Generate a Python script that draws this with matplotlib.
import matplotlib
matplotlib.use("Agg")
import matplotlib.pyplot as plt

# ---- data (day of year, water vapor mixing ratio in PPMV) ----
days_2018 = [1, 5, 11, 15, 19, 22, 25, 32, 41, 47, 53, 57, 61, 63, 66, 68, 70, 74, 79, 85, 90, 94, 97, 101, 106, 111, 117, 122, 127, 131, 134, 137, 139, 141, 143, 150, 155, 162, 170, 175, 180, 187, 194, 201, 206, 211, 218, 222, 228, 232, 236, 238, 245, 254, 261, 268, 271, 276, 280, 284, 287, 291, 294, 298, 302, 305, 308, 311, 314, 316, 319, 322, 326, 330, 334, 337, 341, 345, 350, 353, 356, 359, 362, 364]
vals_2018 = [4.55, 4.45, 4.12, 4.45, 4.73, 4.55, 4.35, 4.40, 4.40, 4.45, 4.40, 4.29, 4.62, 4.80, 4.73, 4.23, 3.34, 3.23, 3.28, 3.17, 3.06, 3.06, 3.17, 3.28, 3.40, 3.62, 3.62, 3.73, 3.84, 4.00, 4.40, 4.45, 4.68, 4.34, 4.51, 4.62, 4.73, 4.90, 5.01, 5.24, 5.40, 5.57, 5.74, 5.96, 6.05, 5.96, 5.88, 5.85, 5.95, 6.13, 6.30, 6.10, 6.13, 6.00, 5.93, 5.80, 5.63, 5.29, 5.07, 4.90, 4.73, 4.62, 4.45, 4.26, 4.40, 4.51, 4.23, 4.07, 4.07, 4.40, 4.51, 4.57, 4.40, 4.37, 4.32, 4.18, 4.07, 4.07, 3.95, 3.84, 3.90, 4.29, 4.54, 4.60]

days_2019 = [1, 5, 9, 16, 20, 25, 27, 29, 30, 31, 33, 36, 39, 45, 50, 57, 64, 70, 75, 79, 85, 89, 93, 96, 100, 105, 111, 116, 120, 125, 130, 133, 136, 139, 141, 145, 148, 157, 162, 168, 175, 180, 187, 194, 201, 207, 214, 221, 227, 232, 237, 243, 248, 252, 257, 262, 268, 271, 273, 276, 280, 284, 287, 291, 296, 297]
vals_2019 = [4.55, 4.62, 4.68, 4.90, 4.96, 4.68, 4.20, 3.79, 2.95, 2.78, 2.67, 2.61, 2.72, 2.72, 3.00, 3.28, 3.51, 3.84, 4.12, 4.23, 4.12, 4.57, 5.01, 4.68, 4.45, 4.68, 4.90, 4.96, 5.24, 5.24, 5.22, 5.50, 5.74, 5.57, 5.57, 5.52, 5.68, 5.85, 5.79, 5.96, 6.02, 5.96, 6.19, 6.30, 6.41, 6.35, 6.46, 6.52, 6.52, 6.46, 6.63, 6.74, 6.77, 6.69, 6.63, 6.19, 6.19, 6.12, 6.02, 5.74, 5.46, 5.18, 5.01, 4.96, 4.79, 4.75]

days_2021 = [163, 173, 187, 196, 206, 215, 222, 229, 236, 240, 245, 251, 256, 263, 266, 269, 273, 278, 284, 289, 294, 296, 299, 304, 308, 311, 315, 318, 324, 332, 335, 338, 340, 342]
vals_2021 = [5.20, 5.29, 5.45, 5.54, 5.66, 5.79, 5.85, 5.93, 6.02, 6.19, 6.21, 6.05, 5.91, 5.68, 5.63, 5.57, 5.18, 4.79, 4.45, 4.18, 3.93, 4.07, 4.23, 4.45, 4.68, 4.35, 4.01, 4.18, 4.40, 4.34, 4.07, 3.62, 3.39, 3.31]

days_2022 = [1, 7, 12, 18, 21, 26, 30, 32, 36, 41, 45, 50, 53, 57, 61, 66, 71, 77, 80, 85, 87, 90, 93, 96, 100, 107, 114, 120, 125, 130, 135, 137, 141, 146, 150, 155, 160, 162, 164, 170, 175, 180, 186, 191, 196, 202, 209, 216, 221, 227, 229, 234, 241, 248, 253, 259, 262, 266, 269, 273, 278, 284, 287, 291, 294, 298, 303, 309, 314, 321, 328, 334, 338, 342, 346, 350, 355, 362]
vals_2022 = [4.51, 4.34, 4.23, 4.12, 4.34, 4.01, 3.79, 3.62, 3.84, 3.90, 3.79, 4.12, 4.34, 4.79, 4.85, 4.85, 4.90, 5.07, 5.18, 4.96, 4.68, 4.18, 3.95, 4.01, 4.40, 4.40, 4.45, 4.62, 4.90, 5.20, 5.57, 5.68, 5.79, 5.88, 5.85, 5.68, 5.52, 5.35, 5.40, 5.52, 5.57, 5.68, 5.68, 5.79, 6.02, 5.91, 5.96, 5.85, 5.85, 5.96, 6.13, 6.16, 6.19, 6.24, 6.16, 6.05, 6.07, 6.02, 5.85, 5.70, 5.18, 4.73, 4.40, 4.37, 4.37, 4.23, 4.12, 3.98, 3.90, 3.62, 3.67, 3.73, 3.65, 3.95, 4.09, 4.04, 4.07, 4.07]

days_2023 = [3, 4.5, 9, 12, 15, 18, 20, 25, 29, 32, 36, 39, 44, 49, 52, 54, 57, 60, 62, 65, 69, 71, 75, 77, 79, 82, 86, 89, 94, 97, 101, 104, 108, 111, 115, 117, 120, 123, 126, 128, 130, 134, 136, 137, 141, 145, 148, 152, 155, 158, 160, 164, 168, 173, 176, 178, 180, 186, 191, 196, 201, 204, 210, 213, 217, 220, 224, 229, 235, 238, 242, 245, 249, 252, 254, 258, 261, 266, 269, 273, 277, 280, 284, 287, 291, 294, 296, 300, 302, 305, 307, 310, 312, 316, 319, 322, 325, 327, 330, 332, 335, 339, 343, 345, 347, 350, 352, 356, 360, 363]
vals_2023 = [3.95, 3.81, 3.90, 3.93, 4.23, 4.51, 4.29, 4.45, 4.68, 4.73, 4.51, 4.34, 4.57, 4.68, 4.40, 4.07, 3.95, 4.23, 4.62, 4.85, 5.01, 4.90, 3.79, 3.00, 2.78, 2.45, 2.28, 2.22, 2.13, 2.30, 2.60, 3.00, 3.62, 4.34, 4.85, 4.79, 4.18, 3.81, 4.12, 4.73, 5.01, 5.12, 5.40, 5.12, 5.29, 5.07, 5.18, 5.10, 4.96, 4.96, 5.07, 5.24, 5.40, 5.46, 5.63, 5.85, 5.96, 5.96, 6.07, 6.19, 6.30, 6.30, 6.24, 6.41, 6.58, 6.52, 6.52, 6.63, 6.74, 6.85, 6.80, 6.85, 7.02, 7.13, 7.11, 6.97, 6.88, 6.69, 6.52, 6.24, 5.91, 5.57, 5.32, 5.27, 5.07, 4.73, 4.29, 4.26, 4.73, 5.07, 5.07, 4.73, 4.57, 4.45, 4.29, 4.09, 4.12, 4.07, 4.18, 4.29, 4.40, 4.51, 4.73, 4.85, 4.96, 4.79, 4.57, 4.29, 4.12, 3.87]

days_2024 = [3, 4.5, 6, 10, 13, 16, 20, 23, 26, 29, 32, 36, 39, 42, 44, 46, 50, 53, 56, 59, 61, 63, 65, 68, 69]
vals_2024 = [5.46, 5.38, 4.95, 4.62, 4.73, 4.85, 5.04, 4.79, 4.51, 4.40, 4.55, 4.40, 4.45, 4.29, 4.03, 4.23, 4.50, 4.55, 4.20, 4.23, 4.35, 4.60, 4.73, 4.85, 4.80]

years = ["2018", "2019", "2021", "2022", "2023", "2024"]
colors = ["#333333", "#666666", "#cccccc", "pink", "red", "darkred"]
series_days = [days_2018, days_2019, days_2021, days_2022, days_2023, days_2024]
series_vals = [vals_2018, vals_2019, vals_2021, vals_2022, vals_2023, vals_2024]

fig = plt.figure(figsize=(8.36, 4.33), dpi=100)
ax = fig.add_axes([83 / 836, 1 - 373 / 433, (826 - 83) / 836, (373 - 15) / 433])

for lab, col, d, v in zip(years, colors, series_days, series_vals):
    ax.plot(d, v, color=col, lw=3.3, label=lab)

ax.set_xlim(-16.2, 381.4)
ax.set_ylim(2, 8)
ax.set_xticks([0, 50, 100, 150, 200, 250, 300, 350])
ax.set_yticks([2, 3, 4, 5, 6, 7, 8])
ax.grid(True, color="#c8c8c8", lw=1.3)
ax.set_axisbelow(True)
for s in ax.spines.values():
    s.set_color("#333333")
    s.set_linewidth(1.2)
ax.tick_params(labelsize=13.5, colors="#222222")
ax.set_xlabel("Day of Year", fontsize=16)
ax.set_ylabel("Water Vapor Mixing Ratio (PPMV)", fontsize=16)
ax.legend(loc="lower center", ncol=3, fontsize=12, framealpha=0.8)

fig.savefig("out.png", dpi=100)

### SET TASK
Restate, word for word and with nothing added, the lines from the first line of the listing through the one where "4.29, 4.54, 4.60]" stands.

### TASK RESULT
Generate a Python script that draws this with matplotlib.
import matplotlib
matplotlib.use("Agg")
import matplotlib.pyplot as plt

# ---- data (day of year, water vapor mixing ratio in PPMV) ----
days_2018 = [1, 5, 11, 15, 19, 22, 25, 32, 41, 47, 53, 57, 61, 63, 66, 68, 70, 74, 79, 85, 90, 94, 97, 101, 106, 111, 117, 122, 127, 131, 134, 137, 139, 141, 143, 150, 155, 162, 170, 175, 180, 187, 194, 201, 206, 211, 218, 222, 228, 232, 236, 238, 245, 254, 261, 268, 271, 276, 280, 284, 287, 291, 294, 298, 302, 305, 308, 311, 314, 316, 319, 322, 326, 330, 334, 337, 341, 345, 350, 353, 356, 359, 362, 364]
vals_2018 = [4.55, 4.45, 4.12, 4.45, 4.73, 4.55, 4.35, 4.40, 4.40, 4.45, 4.40, 4.29, 4.62, 4.80, 4.73, 4.23, 3.34, 3.23, 3.28, 3.17, 3.06, 3.06, 3.17, 3.28, 3.40, 3.62, 3.62, 3.73, 3.84, 4.00, 4.40, 4.45, 4.68, 4.34, 4.51, 4.62, 4.73, 4.90, 5.01, 5.24, 5.40, 5.57, 5.74, 5.96, 6.05, 5.96, 5.88, 5.85, 5.95, 6.13, 6.30, 6.10, 6.13, 6.00, 5.93, 5.80, 5.63, 5.29, 5.07, 4.90, 4.73, 4.62, 4.45, 4.26, 4.40, 4.51, 4.23, 4.07, 4.07, 4.40, 4.51, 4.57, 4.40, 4.37, 4.32, 4.18, 4.07, 4.07, 3.95, 3.84, 3.90, 4.29, 4.54, 4.60]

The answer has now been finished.